### Written exercise
Give an exact transcription of every line, dropping the images.

## BEGIN

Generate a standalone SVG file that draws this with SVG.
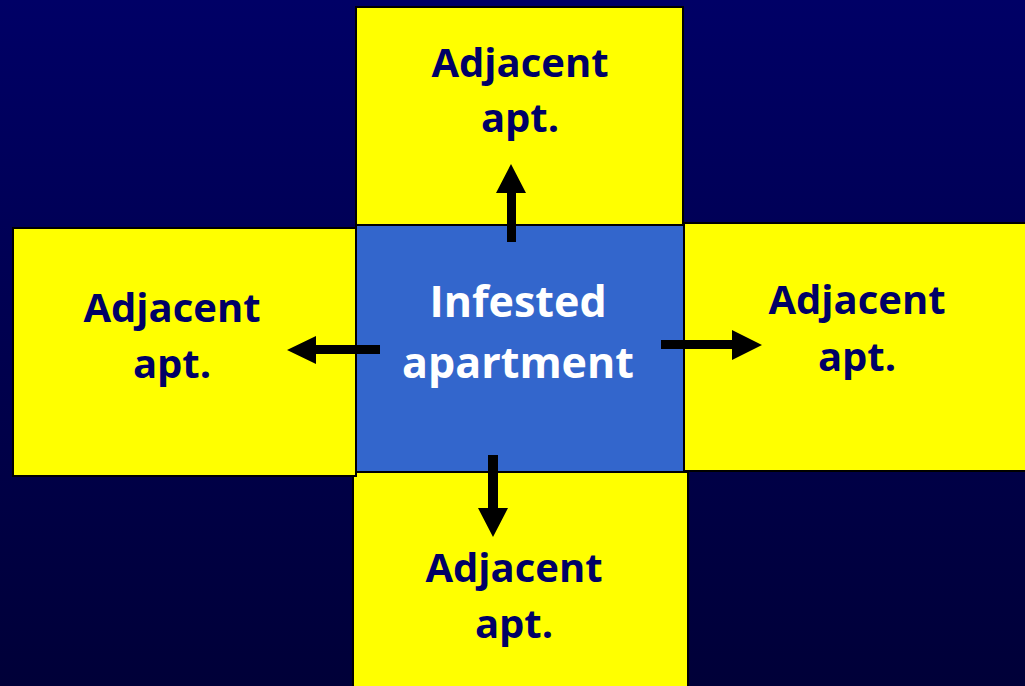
<svg xmlns="http://www.w3.org/2000/svg" width="1025" height="686" viewBox="0 0 1025 686">
<defs>
<linearGradient id="bg" x1="0" y1="0" x2="0" y2="1">
<stop offset="0" stop-color="#000066"/>
<stop offset="1" stop-color="#000038"/>
</linearGradient>
</defs>
<style>
.adj rect{fill:#FFFF00;stroke:#000000;stroke-width:2}
.adj text{font-family:"Open Sans","Liberation Sans",sans-serif;font-weight:bold;font-size:40px;fill:#000066;text-anchor:middle}
.ctr rect{fill:#3366CC;stroke:#000000;stroke-width:2}
.ctr text{font-family:"Open Sans","Liberation Sans",sans-serif;font-weight:bold;font-size:43px;fill:#FFFFFF;text-anchor:middle}
.arr{fill:#000000}
</style>
<rect x="0" y="0" width="1025" height="686" fill="url(#bg)"/>
<g id="top" class="adj">
<rect x="356" y="7" width="327" height="219"/>
<text x="520" y="77">Adjacent</text>
<text x="520" y="132">apt.</text>
</g>
<g id="bottom" class="adj">
<rect x="353" y="472" width="335" height="220"/>
<text x="514" y="582">Adjacent</text>
<text x="514" y="638">apt.</text>
</g>
<g id="left" class="adj">
<rect x="13" y="228" width="343" height="248"/>
<text x="172" y="322">Adjacent</text>
<text x="172" y="378">apt.</text>
</g>
<g id="right" class="adj">
<rect x="684" y="223" width="345" height="248"/>
<text x="857" y="314">Adjacent</text>
<text x="857" y="371">apt.</text>
</g>
<g id="center" class="ctr">
<rect x="356" y="225" width="328" height="247"/>
<text x="518" y="317">Infested</text>
<text x="518" y="378">apartment</text>
</g>
<g id="connectors" class="arr">
<polygon points="507,242 516,242 516,193 526,193 511,164 496,193 507,193"/>
<polygon points="380,345 380,354 316,354 316,364 287,350 316,336 316,345"/>
<polygon points="661,340 661,349 732,349 732,360 762,345 732,330 732,340"/>
<polygon points="488,455 498,455 498,508 508,508 493,537 478,508 488,508"/>
</g>
</svg>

## END

### Solution for this problem
Generate a standalone SVG file that draws this with SVG.
<svg xmlns="http://www.w3.org/2000/svg" width="1025" height="686" viewBox="0 0 1025 686">
<defs>
<linearGradient id="bg" x1="0" y1="0" x2="0" y2="1">
<stop offset="0" stop-color="#000066"/>
<stop offset="1" stop-color="#000038"/>
</linearGradient>
</defs>
<style>
.adj rect{fill:#FFFF00;stroke:#000000;stroke-width:2}
.adj text{font-family:"Open Sans","Liberation Sans",sans-serif;font-weight:bold;font-size:40px;fill:#000066;text-anchor:middle}
.ctr rect{fill:#3366CC;stroke:#000000;stroke-width:2}
.ctr text{font-family:"Open Sans","Liberation Sans",sans-serif;font-weight:bold;font-size:43px;fill:#FFFFFF;text-anchor:middle}
.arr{fill:#000000}
</style>
<rect x="0" y="0" width="1025" height="686" fill="url(#bg)"/>
<g id="top" class="adj">
<rect x="356" y="7" width="327" height="219"/>
<text x="520" y="77">Adjacent</text>
<text x="520" y="132">apt.</text>
</g>
<g id="bottom" class="adj">
<rect x="353" y="472" width="335" height="220"/>
<text x="514" y="582">Adjacent</text>
<text x="514" y="638">apt.</text>
</g>
<g id="left" class="adj">
<rect x="13" y="228" width="343" height="248"/>
<text x="172" y="322">Adjacent</text>
<text x="172" y="378">apt.</text>
</g>
<g id="right" class="adj">
<rect x="684" y="223" width="345" height="248"/>
<text x="857" y="314">Adjacent</text>
<text x="857" y="371">apt.</text>
</g>
<g id="center" class="ctr">
<rect x="356" y="225" width="328" height="247"/>
<text x="518" y="317">Infested</text>
<text x="518" y="378">apartment</text>
</g>
<g id="connectors" class="arr">
<polygon points="507,242 516,242 516,193 526,193 511,164 496,193 507,193"/>
<polygon points="380,345 380,354 316,354 316,364 287,350 316,336 316,345"/>
<polygon points="661,340 661,349 732,349 732,360 762,345 732,330 732,340"/>
<polygon points="488,455 498,455 498,508 508,508 493,537 478,508 488,508"/>
</g>
</svg>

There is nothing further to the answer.